Ellen and I then choose an undyed organic silk for the lining, but Mali and Ung advise us that the contrast is too stark, so we reconsider and settle instead on another pink silk "shot" with undyed yarns, resulting in an overall soft pink.

Next, we need a price and an estimate of the making time. Ung makes a call to Jong (whose name remarkably means "clear, diligent, perfect work"). She's not a member of the co-op but has worked with the group for over 20 years as their sewer. We met her on a previous visit when we developed our Silk Squares for quilters and other fibre artists. (See our blog post of Feb. 3, 2008.) Before we thought it possible, Jong arrives on a motorbike from her village nearby.


A team effort in designing the new jewellry pouch

While Mali and I measure the sample pouch we have brought, Ellen goes online to search for layouts to get the most number of circles (the basis of this design) out of a given piece of fabric. Instead, she finds a vague (not vogue!) pattern for the pouch itself. Together, we briefly examine the pattern on our small screen and then Jong disappears upstairs with some silk remnants that Mali has already dug out.
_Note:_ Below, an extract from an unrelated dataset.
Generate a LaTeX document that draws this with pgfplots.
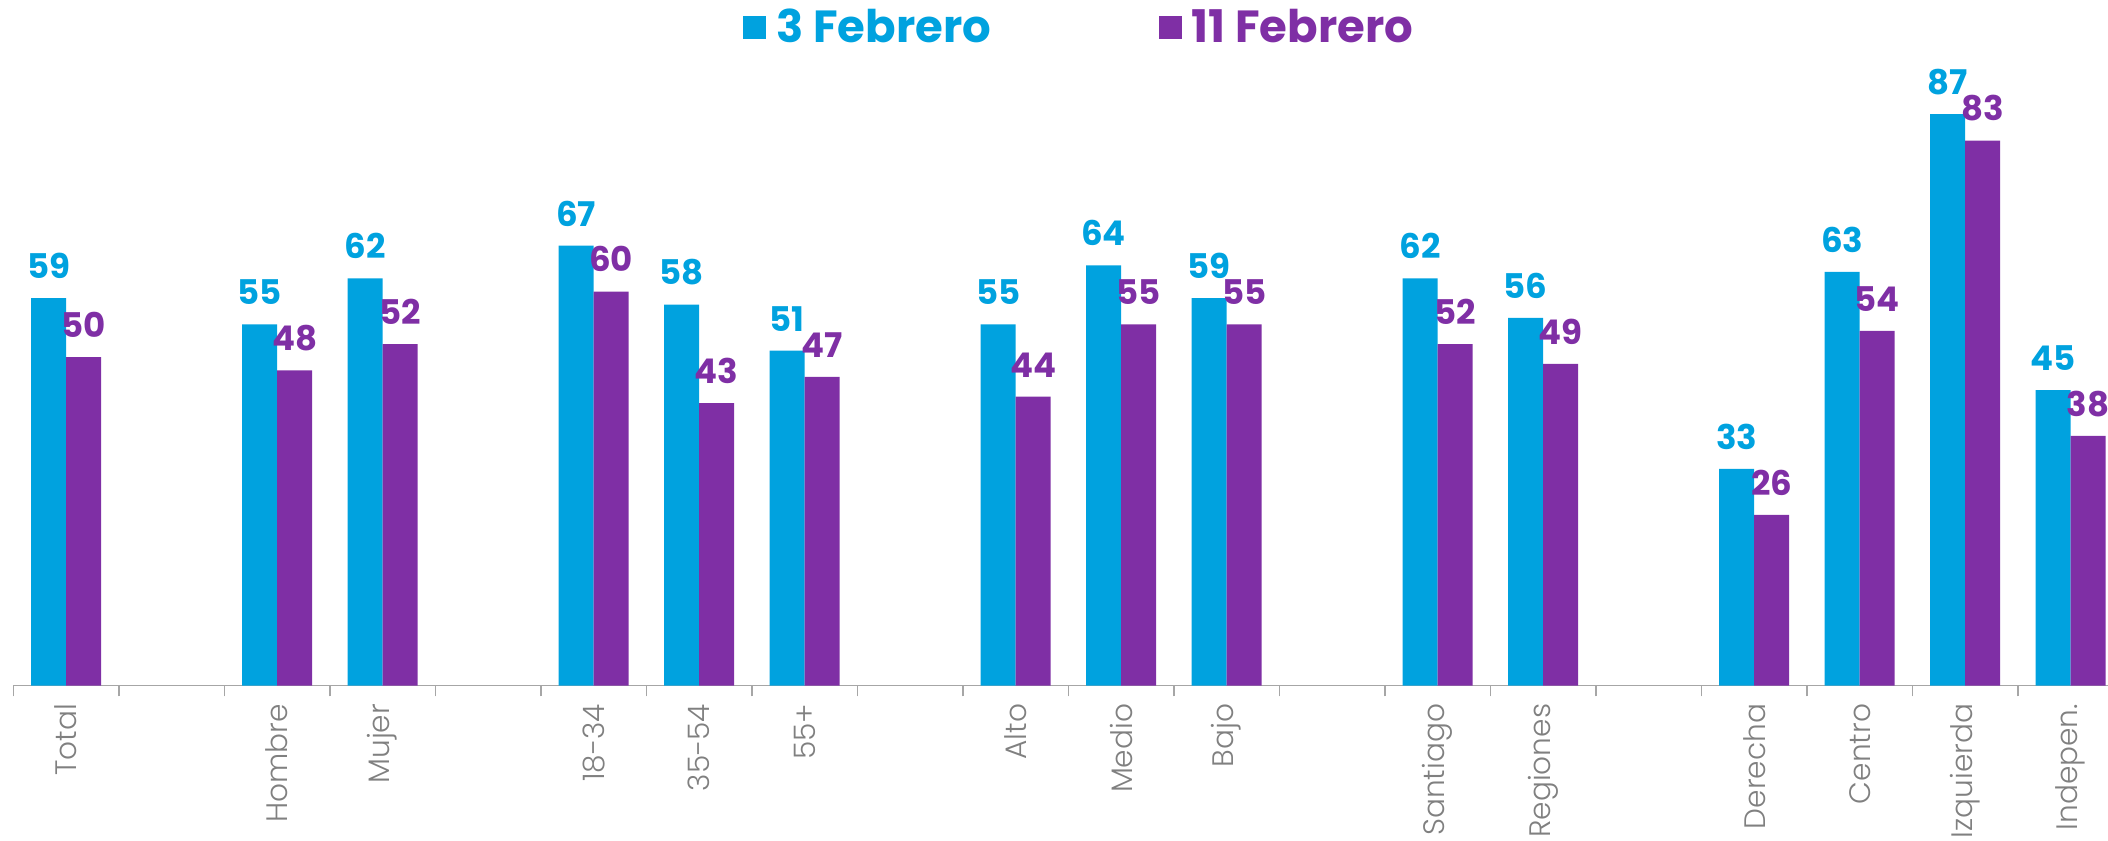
\documentclass[border=0pt]{standalone}
\usepackage{pgfplots}
\pgfplotsset{compat=1.18}
\usepackage{pgfplotstable}
\usepackage{fontspec}
\setmainfont{Poppins}
\IfFontExistsTF{Poppins Light}{\newfontfamily\lightfont{Poppins Light}}{\newfontfamily\lightfont{Poppins}}
\definecolor{cblue}{HTML}{00A2DF}
\definecolor{cpurp}{HTML}{7F2FA5}
\definecolor{axgray}{HTML}{A6A6A6}
\definecolor{lblgray}{HTML}{808080}
\pgfplotstableread{
x b p
0 59 50
2 55 48
3 62 52
5 67 60
6 58 43
7 51 47
9 55 44
10 64 55
11 59 55
13 62 52
14 56 49
16 33 26
17 63 54
18 87 83
19 45 38
}\datatab
\begin{document}
\begin{tikzpicture}
\begin{axis}[
  x=52.75pt, y=3.283pt,
  xmin=-0.5, xmax=19.5, ymin=0, ymax=104.4,
  enlargelimits=false, clip=false,
  axis x line*=bottom, axis y line=none,
  ybar=0pt, bar width=17.5pt,
  /pgf/number format/assume math mode=true,
  xtick={0,2,3,5,6,7,9,10,11,13,14,16,17,18,19},
  xticklabels={Total,Hombre,Mujer,18-34,35-54,55+,Alto,Medio,Bajo,Santiago,Regiones,Derecha,Centro,Izquierda,Indepen.},
  minor xtick={-0.5,0.5,...,19.5},
  major tick length=0pt, minor tick length=5.5pt,
  tick align=outside,
  x axis line style={axgray, line width=0.8pt, -},
  every tick/.style={axgray, line width=0.8pt},
  every minor tick/.style={axgray, line width=0.8pt},
  xticklabel style={yshift=-9pt, rotate=90, anchor=east, inner sep=0pt, text=lblgray, font=\lightfont\fontsize{14.8}{14.8}\selectfont},
  nodes near coords,
  every node near coord/.append style={font=\bfseries\fontsize{17}{17}\selectfont, anchor=south, inner sep=0pt, yshift=9.5pt},
  legend style={at={(0.3458,0.9599)}, anchor=west, draw=none, fill=none, legend columns=2, inner sep=0pt,
    nodes={inner sep=0pt}, font=\bfseries\fontsize{22.5}{22.5}\selectfont,
    /tikz/every even column/.append style={column sep=84pt},
    /tikz/every odd column/.append style={column sep=5pt}},
  legend cell align=left,
  legend image code/.code={\fill[#1] (0pt,-5.75pt) rectangle (11.5pt,5.75pt);},
]
\addplot[fill=cblue, draw=none, every node near coord/.append style={text=cblue}] table[x=x,y=b] {\datatab};
\addlegendentry[text=cblue]{3 Febrero}
\addplot[fill=cpurp, draw=none, every node near coord/.append style={text=cpurp}] table[x=x,y=p] {\datatab};
\addlegendentry[text=cpurp]{11 Febrero}
\end{axis}
\pgfresetboundingbox
\useasboundingbox (-6.7pt,-77.25pt) rectangle (1047.3pt,342.75pt);
\end{tikzpicture}
\end{document}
TAMMACHAT's new Travel Jewellry Pouch - prototype

An hour later, Jong emerges with a lovely prototype of the travel jewellery pouch! The making allows us to approve the design as well as allowing Jong to accurately estimate her labour time and cost. Mali adds the cost of the silk fabrics and guesstimates the satin drawstring cost. Ung adds a few baht for managing the project.

We have just witnessed how an experienced and effective production team at Panmai operates. With their combined 50 years of experience, no accountants or computer modeling were needed yet we're all satisfied that a fair price has been arrived at.

These will be mailed to us in Chiang Mai in late February, in time to bring them with us in our luggage to Canada in late March – a truly co-operative effort.